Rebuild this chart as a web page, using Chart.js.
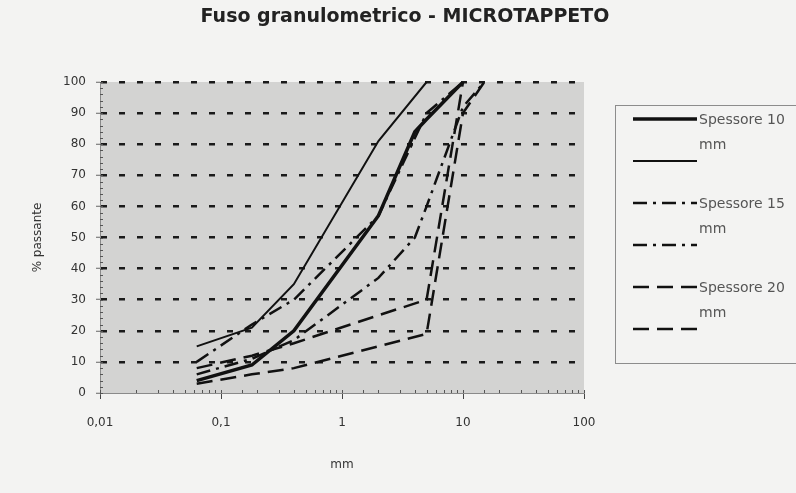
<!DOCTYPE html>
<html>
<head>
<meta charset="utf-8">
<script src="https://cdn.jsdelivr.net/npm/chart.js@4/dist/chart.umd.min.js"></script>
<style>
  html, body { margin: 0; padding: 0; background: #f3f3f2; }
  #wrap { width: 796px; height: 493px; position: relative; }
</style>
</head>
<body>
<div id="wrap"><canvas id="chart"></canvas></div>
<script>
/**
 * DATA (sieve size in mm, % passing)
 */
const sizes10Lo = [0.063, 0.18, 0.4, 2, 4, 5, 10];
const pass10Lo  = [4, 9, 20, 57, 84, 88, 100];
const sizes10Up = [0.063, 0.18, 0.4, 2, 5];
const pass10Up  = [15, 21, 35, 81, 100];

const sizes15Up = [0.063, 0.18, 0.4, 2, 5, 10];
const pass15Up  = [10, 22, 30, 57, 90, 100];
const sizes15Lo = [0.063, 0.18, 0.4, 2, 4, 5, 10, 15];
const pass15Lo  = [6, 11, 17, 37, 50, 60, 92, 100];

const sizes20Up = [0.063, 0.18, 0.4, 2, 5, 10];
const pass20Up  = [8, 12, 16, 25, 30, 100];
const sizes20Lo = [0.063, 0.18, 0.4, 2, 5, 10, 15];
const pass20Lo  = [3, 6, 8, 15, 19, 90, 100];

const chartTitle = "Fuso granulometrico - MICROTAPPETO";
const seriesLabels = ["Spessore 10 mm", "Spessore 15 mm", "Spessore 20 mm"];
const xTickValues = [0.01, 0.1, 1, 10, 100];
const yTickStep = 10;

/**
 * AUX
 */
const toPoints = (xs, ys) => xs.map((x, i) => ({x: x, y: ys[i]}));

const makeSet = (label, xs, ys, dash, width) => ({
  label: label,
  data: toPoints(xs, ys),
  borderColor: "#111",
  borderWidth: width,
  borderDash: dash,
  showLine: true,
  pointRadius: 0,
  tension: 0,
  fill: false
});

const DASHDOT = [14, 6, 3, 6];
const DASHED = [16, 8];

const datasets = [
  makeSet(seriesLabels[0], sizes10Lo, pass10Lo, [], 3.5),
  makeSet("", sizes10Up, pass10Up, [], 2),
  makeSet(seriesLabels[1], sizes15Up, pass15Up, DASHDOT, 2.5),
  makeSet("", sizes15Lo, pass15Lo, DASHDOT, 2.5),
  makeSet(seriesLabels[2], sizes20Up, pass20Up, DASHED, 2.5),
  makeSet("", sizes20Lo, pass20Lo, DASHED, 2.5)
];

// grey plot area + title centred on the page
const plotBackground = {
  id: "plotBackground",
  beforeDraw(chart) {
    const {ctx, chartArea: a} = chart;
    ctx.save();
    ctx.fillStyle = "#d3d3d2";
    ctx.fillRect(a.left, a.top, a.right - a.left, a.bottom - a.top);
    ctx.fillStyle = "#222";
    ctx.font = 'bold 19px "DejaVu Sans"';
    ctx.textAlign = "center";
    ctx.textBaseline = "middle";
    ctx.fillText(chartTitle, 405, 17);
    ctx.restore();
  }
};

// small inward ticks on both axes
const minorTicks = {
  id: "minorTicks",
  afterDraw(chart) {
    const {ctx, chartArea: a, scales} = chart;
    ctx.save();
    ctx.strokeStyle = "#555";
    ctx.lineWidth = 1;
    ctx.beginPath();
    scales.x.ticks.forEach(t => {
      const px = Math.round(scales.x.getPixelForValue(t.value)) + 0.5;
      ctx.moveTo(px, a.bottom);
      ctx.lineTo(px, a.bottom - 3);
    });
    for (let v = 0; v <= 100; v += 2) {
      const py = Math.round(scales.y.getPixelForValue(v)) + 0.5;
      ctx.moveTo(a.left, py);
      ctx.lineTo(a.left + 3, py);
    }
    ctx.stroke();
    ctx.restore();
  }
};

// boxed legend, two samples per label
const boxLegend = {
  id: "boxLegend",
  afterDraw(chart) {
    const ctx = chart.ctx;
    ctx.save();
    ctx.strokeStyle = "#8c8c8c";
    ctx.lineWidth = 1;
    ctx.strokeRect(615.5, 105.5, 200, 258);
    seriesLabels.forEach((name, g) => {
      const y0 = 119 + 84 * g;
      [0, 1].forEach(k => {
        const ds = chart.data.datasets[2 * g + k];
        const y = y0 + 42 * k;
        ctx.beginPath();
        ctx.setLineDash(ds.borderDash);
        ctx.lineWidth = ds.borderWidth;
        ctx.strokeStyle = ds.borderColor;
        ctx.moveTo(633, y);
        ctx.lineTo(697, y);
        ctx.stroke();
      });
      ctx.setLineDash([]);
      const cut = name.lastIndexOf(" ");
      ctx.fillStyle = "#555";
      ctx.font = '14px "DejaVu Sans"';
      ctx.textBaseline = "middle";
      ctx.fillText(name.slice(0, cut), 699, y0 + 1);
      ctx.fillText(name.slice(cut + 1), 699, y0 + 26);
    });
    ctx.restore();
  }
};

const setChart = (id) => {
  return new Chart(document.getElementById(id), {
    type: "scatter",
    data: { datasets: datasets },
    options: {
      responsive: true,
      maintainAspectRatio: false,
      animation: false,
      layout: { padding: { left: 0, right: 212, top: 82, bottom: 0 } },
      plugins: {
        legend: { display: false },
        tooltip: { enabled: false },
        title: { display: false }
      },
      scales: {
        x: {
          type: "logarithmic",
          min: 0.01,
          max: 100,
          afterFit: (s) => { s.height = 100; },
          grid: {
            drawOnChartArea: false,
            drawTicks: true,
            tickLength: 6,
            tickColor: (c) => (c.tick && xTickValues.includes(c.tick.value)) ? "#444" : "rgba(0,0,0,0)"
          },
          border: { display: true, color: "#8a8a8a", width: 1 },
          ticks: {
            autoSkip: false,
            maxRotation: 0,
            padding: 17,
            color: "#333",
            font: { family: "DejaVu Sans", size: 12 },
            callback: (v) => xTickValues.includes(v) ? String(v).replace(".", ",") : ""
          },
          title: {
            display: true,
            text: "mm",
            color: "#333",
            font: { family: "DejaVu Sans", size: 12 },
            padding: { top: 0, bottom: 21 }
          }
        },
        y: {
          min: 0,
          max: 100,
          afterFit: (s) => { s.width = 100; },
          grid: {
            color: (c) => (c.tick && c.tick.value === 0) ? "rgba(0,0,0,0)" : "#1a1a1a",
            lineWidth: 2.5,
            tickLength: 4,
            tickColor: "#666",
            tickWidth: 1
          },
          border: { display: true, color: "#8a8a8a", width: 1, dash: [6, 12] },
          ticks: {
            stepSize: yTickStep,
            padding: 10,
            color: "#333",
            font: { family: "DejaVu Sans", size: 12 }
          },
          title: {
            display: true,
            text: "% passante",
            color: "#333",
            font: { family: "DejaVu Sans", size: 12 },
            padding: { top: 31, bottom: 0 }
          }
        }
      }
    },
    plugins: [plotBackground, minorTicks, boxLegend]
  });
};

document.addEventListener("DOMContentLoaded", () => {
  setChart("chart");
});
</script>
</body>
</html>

Aim of the exercise: Write the material out again exactly as it appears, dropping the pictures.

Exercise response:
Rebuild this chart as a web page, using Chart.js.
<!DOCTYPE html>
<html>
<head>
<meta charset="utf-8">
<script src="https://cdn.jsdelivr.net/npm/chart.js@4/dist/chart.umd.min.js"></script>
<style>
  html, body { margin: 0; padding: 0; background: #f3f3f2; }
  #wrap { width: 796px; height: 493px; position: relative; }
</style>
</head>
<body>
<div id="wrap"><canvas id="chart"></canvas></div>
<script>
/**
 * DATA (sieve size in mm, % passing)
 */
const sizes10Lo = [0.063, 0.18, 0.4, 2, 4, 5, 10];
const pass10Lo  = [4, 9, 20, 57, 84, 88, 100];
const sizes10Up = [0.063, 0.18, 0.4, 2, 5];
const pass10Up  = [15, 21, 35, 81, 100];

const sizes15Up = [0.063, 0.18, 0.4, 2, 5, 10];
const pass15Up  = [10, 22, 30, 57, 90, 100];
const sizes15Lo = [0.063, 0.18, 0.4, 2, 4, 5, 10, 15];
const pass15Lo  = [6, 11, 17, 37, 50, 60, 92, 100];

const sizes20Up = [0.063, 0.18, 0.4, 2, 5, 10];
const pass20Up  = [8, 12, 16, 25, 30, 100];
const sizes20Lo = [0.063, 0.18, 0.4, 2, 5, 10, 15];
const pass20Lo  = [3, 6, 8, 15, 19, 90, 100];

const chartTitle = "Fuso granulometrico - MICROTAPPETO";
const seriesLabels = ["Spessore 10 mm", "Spessore 15 mm", "Spessore 20 mm"];
const xTickValues = [0.01, 0.1, 1, 10, 100];
const yTickStep = 10;

/**
 * AUX
 */
const toPoints = (xs, ys) => xs.map((x, i) => ({x: x, y: ys[i]}));

const makeSet = (label, xs, ys, dash, width) => ({
  label: label,
  data: toPoints(xs, ys),
  borderColor: "#111",
  borderWidth: width,
  borderDash: dash,
  showLine: true,
  pointRadius: 0,
  tension: 0,
  fill: false
});

const DASHDOT = [14, 6, 3, 6];
const DASHED = [16, 8];

const datasets = [
  makeSet(seriesLabels[0], sizes10Lo, pass10Lo, [], 3.5),
  makeSet("", sizes10Up, pass10Up, [], 2),
  makeSet(seriesLabels[1], sizes15Up, pass15Up, DASHDOT, 2.5),
  makeSet("", sizes15Lo, pass15Lo, DASHDOT, 2.5),
  makeSet(seriesLabels[2], sizes20Up, pass20Up, DASHED, 2.5),
  makeSet("", sizes20Lo, pass20Lo, DASHED, 2.5)
];

// grey plot area + title centred on the page
const plotBackground = {
  id: "plotBackground",
  beforeDraw(chart) {
    const {ctx, chartArea: a} = chart;
    ctx.save();
    ctx.fillStyle = "#d3d3d2";
    ctx.fillRect(a.left, a.top, a.right - a.left, a.bottom - a.top);
    ctx.fillStyle = "#222";
    ctx.font = 'bold 19px "DejaVu Sans"';
    ctx.textAlign = "center";
    ctx.textBaseline = "middle";
    ctx.fillText(chartTitle, 405, 17);
    ctx.restore();
  }
};

// small inward ticks on both axes
const minorTicks = {
  id: "minorTicks",
  afterDraw(chart) {
    const {ctx, chartArea: a, scales} = chart;
    ctx.save();
    ctx.strokeStyle = "#555";
    ctx.lineWidth = 1;
    ctx.beginPath();
    scales.x.ticks.forEach(t => {
      const px = Math.round(scales.x.getPixelForValue(t.value)) + 0.5;
      ctx.moveTo(px, a.bottom);
      ctx.lineTo(px, a.bottom - 3);
    });
    for (let v = 0; v <= 100; v += 2) {
      const py = Math.round(scales.y.getPixelForValue(v)) + 0.5;
      ctx.moveTo(a.left, py);
      ctx.lineTo(a.left + 3, py);
    }
    ctx.stroke();
    ctx.restore();
  }
};

// boxed legend, two samples per label
const boxLegend = {
  id: "boxLegend",
  afterDraw(chart) {
    const ctx = chart.ctx;
    ctx.save();
    ctx.strokeStyle = "#8c8c8c";
    ctx.lineWidth = 1;
    ctx.strokeRect(615.5, 105.5, 200, 258);
    seriesLabels.forEach((name, g) => {
      const y0 = 119 + 84 * g;
      [0, 1].forEach(k => {
        const ds = chart.data.datasets[2 * g + k];
        const y = y0 + 42 * k;
        ctx.beginPath();
        ctx.setLineDash(ds.borderDash);
        ctx.lineWidth = ds.borderWidth;
        ctx.strokeStyle = ds.borderColor;
        ctx.moveTo(633, y);
        ctx.lineTo(697, y);
        ctx.stroke();
      });
      ctx.setLineDash([]);
      const cut = name.lastIndexOf(" ");
      ctx.fillStyle = "#555";
      ctx.font = '14px "DejaVu Sans"';
      ctx.textBaseline = "middle";
      ctx.fillText(name.slice(0, cut), 699, y0 + 1);
      ctx.fillText(name.slice(cut + 1), 699, y0 + 26);
    });
    ctx.restore();
  }
};

const setChart = (id) => {
  return new Chart(document.getElementById(id), {
    type: "scatter",
    data: { datasets: datasets },
    options: {
      responsive: true,
      maintainAspectRatio: false,
      animation: false,
      layout: { padding: { left: 0, right: 212, top: 82, bottom: 0 } },
      plugins: {
        legend: { display: false },
        tooltip: { enabled: false },
        title: { display: false }
      },
      scales: {
        x: {
          type: "logarithmic",
          min: 0.01,
          max: 100,
          afterFit: (s) => { s.height = 100; },
          grid: {
            drawOnChartArea: false,
            drawTicks: true,
            tickLength: 6,
            tickColor: (c) => (c.tick && xTickValues.includes(c.tick.value)) ? "#444" : "rgba(0,0,0,0)"
          },
          border: { display: true, color: "#8a8a8a", width: 1 },
          ticks: {
            autoSkip: false,
            maxRotation: 0,
            padding: 17,
            color: "#333",
            font: { family: "DejaVu Sans", size: 12 },
            callback: (v) => xTickValues.includes(v) ? String(v).replace(".", ",") : ""
          },
          title: {
            display: true,
            text: "mm",
            color: "#333",
            font: { family: "DejaVu Sans", size: 12 },
            padding: { top: 0, bottom: 21 }
          }
        },
        y: {
          min: 0,
          max: 100,
          afterFit: (s) => { s.width = 100; },
          grid: {
            color: (c) => (c.tick && c.tick.value === 0) ? "rgba(0,0,0,0)" : "#1a1a1a",
            lineWidth: 2.5,
            tickLength: 4,
            tickColor: "#666",
            tickWidth: 1
          },
          border: { display: true, color: "#8a8a8a", width: 1, dash: [6, 12] },
          ticks: {
            stepSize: yTickStep,
            padding: 10,
            color: "#333",
            font: { family: "DejaVu Sans", size: 12 }
          },
          title: {
            display: true,
            text: "% passante",
            color: "#333",
            font: { family: "DejaVu Sans", size: 12 },
            padding: { top: 31, bottom: 0 }
          }
        }
      }
    },
    plugins: [plotBackground, minorTicks, boxLegend]
  });
};

document.addEventListener("DOMContentLoaded", () => {
  setChart("chart");
});
</script>
</body>
</html>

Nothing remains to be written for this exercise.